Deux raisons à cela : d’une part, le business de Keolis, ce sont les collectivités locales pour du transport conventionné. D’autre part, le savoir-faire du développement d’une offre longue distance voyageurs, c’est SNCF-Voyages. C’est une question de métier et de savoir-faire. Nous, nous définissons le service, nous prenons tous les risques et nous lançons l’offre de transport. Connaître sa clientèle, c’est fondamental.
Par ailleurs, manager des conducteurs qui sont loin de leur base, qui découchent, et manager des conducteurs qui rentrent au dépôt tous les soirs, c’est très différent. Et chez SNCF-Voyages, nous avons aussi ce savoir-faire là.
Ce "partage des tâches" n’a-t-il pas créé de dissension en interne ?
Au contraire, les équipes de Keolis nous ont beaucoup aidé. Nous nous sommes beaucoup appuyés sur leur expertise technique pour iDBUS. C’était un super projet collectif.
Vous démarrez avec les règles actuelles du transport routier international, mais vos ambitions sont plus larges. En attendant la possibilité de relier des villes françaises par autocar si le projet de loi sort des oubliettes, iDBUS a déposé des demandes pour d'autres lignes : combien et vers quelles destinations ?
C’est confidentiel, nous sommes dans un marché très concurrentiel. Ce que je peux vous dire, c’est que l’on identifie d’abord les marchés, là où il y a beaucoup de flux de voitures, puis on étudie les gares. Dans certaines villes, on a imaginé des gares de rabattement quand il y a trop de trafic et que l’accès à la ville est bouché. Il faut des gares à coté des nœuds autoroutiers et connectés aux transports en commun.
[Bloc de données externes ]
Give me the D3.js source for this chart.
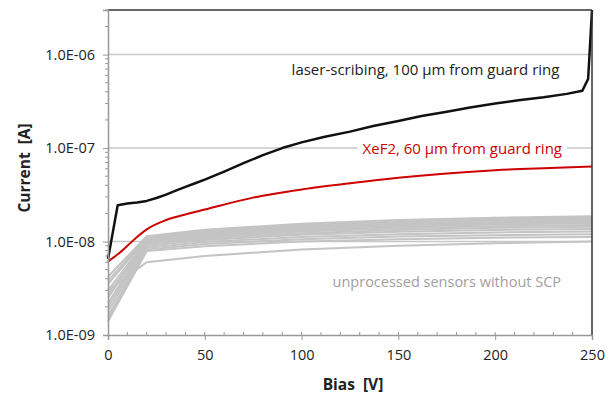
<!DOCTYPE html>
<html>
<head>
<meta charset="utf-8">
<script src="https://cdn.jsdelivr.net/npm/d3@7"></script>
<style>
  body { margin: 0; background: #fff; }
  svg { font-family: "Open Sans", sans-serif; }
</style>
</head>
<body>
<svg id="chart" width="616" height="396"></svg>
<script>
// Bias values (V) and currents (A)
const laserBias = [0, 5, 10, 15, 20, 25, 30, 35, 40, 45, 50, 60, 70, 80, 90, 100, 112, 125, 137, 150, 162, 175, 187, 200, 212, 225, 237, 245, 248, 250];
const laserCurrent = [6.5e-9, 2.45e-8, 2.55e-8, 2.62e-8, 2.72e-8, 2.92e-8, 3.18e-8, 3.5e-8, 3.85e-8, 4.2e-8, 4.6e-8, 5.6e-8, 6.9e-8, 8.4e-8, 1.0e-7, 1.15e-7, 1.32e-7, 1.5e-7, 1.72e-7, 1.95e-7, 2.2e-7, 2.45e-7, 2.72e-7, 3.0e-7, 3.25e-7, 3.5e-7, 3.8e-7, 4.1e-7, 5.5e-7, 3e-6];

const xef2Bias = [0, 5, 10, 15, 20, 30, 40, 50, 75, 100, 125, 150, 175, 200, 225, 250];
const xef2Current = [6.1e-9, 7.3e-9, 9.0e-9, 1.12e-8, 1.35e-8, 1.7e-8, 1.95e-8, 2.2e-8, 2.95e-8, 3.6e-8, 4.2e-8, 4.8e-8, 5.35e-8, 5.8e-8, 6.1e-8, 6.35e-8];

// unprocessed sensors, values in units of 1e-8 A
const refBias = [0, 20, 50, 100, 150, 200, 250];
const refCurrents = [
    [0.42, 1.14, 1.34, 1.55, 1.70, 1.80, 1.86],
    [0.38, 1.10, 1.30, 1.50, 1.64, 1.74, 1.80],
    [0.35, 1.08, 1.26, 1.45, 1.58, 1.68, 1.74],
    [0.30, 1.05, 1.22, 1.40, 1.53, 1.62, 1.68],
    [0.27, 1.02, 1.18, 1.36, 1.48, 1.57, 1.62],
    [0.25, 1.00, 1.15, 1.32, 1.44, 1.52, 1.57],
    [0.22, 0.97, 1.12, 1.28, 1.39, 1.46, 1.50],
    [0.20, 0.94, 1.08, 1.23, 1.33, 1.40, 1.44],
    [0.18, 0.90, 1.04, 1.18, 1.27, 1.33, 1.36],
    [0.16, 0.86, 0.99, 1.12, 1.20, 1.25, 1.28],
    [0.15, 0.82, 0.94, 1.06, 1.13, 1.17, 1.20],
    [0.14, 0.79, 0.89, 1.00, 1.06, 1.10, 1.12],
    [0.30, 0.60, 0.70, 0.82, 0.90, 0.96, 1.00]
];

const xTicks = [0, 50, 100, 150, 200, 250];
const yTicks = [1e-9, 1e-8, 1e-7, 1e-6];

const svg = d3.select("#chart");
const margin = { top: 10, right: 24, bottom: 61, left: 108 };
const width = 616 - margin.left - margin.right;
const height = 396 - margin.top - margin.bottom;

const x = d3.scaleLinear().domain([0, 250]).range([0, width]);
const y = d3.scaleLog().domain([1e-9, 3e-6]).range([height, 0]);

const g = svg.append("g")
    .attr("transform", `translate(${margin.left},${margin.top})`);

// Decade gridlines
g.selectAll(".grid")
    .data(yTicks.slice(1))
    .enter().append("line")
    .attr("x1", 0).attr("x2", width)
    .attr("y1", d => y(d)).attr("y2", d => y(d))
    .attr("stroke", "#c8c8c8")
    .attr("stroke-width", 1.5);

// Y minor ticks (log)
const minor = [];
for (let e = -9; e < -5; e++) {
    for (let m = 2; m <= 9; m++) {
        const v = m * Math.pow(10, e);
        if (v <= 3e-6) minor.push(v);
    }
}
g.selectAll(".ymin")
    .data(minor)
    .enter().append("line")
    .attr("x1", -3).attr("x2", 0)
    .attr("y1", d => y(d)).attr("y2", d => y(d))
    .attr("stroke", "#999");

// X minor ticks every 10 V
g.selectAll(".xmin")
    .data(d3.range(10, 250, 10))
    .enter().append("line")
    .attr("x1", d => x(d)).attr("x2", d => x(d))
    .attr("y1", height - 3).attr("y2", height)
    .attr("stroke", "#999");

// Text annotations with white backgrounds
const labels = [
    { text: "laser-scribing, 100 \u00b5m from guard ring", bx: 164, v: 6.0e-7, color: "#222", size: 15 },
    { text: "XeF2, 60 \u00b5m from guard ring", bx: 183, v: 8.7e-8, color: "#cc0000", size: 15 },
    { text: "unprocessed sensors without SCP", bx: 175, v: 3.3e-9, color: "#a0a0a0", size: 14.5 }
];

const labelG = g.append("g");
labels.forEach(l => {
    const t = labelG.append("text")
        .attr("x", x(l.bx))
        .attr("y", y(l.v))
        .attr("text-anchor", "middle")
        .attr("font-size", l.size)
        .attr("fill", l.color)
        .text(l.text);
    const bb = t.node().getBBox();
    labelG.insert("rect", "text")
        .attr("x", bb.x - 5).attr("y", bb.y)
        .attr("width", bb.width + 10).attr("height", bb.height)
        .attr("fill", "#fff");
});

const line = d3.line()
    .x(d => x(d[0]))
    .y(d => y(d[1]));

// Unprocessed sensors
refCurrents.forEach(vals => {
    g.append("path")
        .datum(refBias.map((b, i) => [b, vals[i] * 1e-8]))
        .attr("fill", "none")
        .attr("stroke", "#c4c4c4")
        .attr("stroke-width", 2)
        .attr("d", line);
});

g.append("path")
    .datum(xef2Bias.map((b, i) => [b, xef2Current[i]]))
    .attr("fill", "none")
    .attr("stroke", "#cc0000")
    .attr("stroke-width", 2)
    .attr("d", line.curve(d3.curveMonotoneX));

g.append("path")
    .datum(laserBias.map((b, i) => [b, laserCurrent[i]]))
    .attr("fill", "none")
    .attr("stroke", "#111")
    .attr("stroke-width", 2.5)
    .attr("stroke-linejoin", "round")
    .attr("d", line.curve(d3.curveLinear));

// Frame: top and right dark, left and bottom gray axes
g.append("line").attr("x1", 0).attr("x2", width).attr("y1", 0).attr("y2", 0)
    .attr("stroke", "#333").attr("stroke-width", 1.5);
g.append("line").attr("x1", width).attr("x2", width).attr("y1", 0).attr("y2", height)
    .attr("stroke", "#333").attr("stroke-width", 1.5);

const xAxis = g.append("g")
    .attr("transform", `translate(0,${height})`)
    .call(d3.axisBottom(x).tickValues(xTicks).tickSize(5).tickFormat(d3.format("d")));
const yAxis = g.append("g")
    .call(d3.axisLeft(y).tickValues(yTicks).tickSize(5)
        .tickFormat(d => "1.0E-0" + (-Math.round(Math.log10(d)))));

[xAxis, yAxis].forEach(a => {
    a.select(".domain").attr("stroke", "#999").attr("stroke-width", 1.5);
    a.selectAll(".tick line").attr("stroke", "#999");
    a.selectAll(".tick text")
        .attr("font-family", "Open Sans, sans-serif")
        .attr("font-size", 14.5)
        .attr("fill", "#222");
});
xAxis.selectAll(".tick text").attr("dy", "1.2em");
yAxis.selectAll(".tick text").attr("x", -13);

// Axis titles
svg.append("text")
    .attr("x", 353)
    .attr("y", 390)
    .attr("text-anchor", "middle")
    .attr("font-size", 15.5)
    .attr("font-weight", "bold")
    .attr("fill", "#222")
    .attr("xml:space", "preserve")
    .text("Bias  [V]");

svg.append("text")
    .attr("transform", `translate(30,168) rotate(-90)`)
    .attr("text-anchor", "middle")
    .attr("font-size", 15.5)
    .attr("font-weight", "bold")
    .attr("fill", "#222")
    .attr("xml:space", "preserve")
    .text("Current  [A]");
</script>
</body>
</html>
Il y a maintenant des IDTGV, des iDBUS, bientôt du TGV low cost : ça ne fait pas beaucoup ?
Il existe une multitude de besoins de mobilité, ce qui est important c’est d’apporter la bonne réponse à chaque besoin. iDTGV, TGV low cost (projet sur lequel je ne travaille pas, c’est du ressort de SNCF-Voyages), iDBUS : nous devons nous diversifier et proposer une offre de mobilité la plus large possible.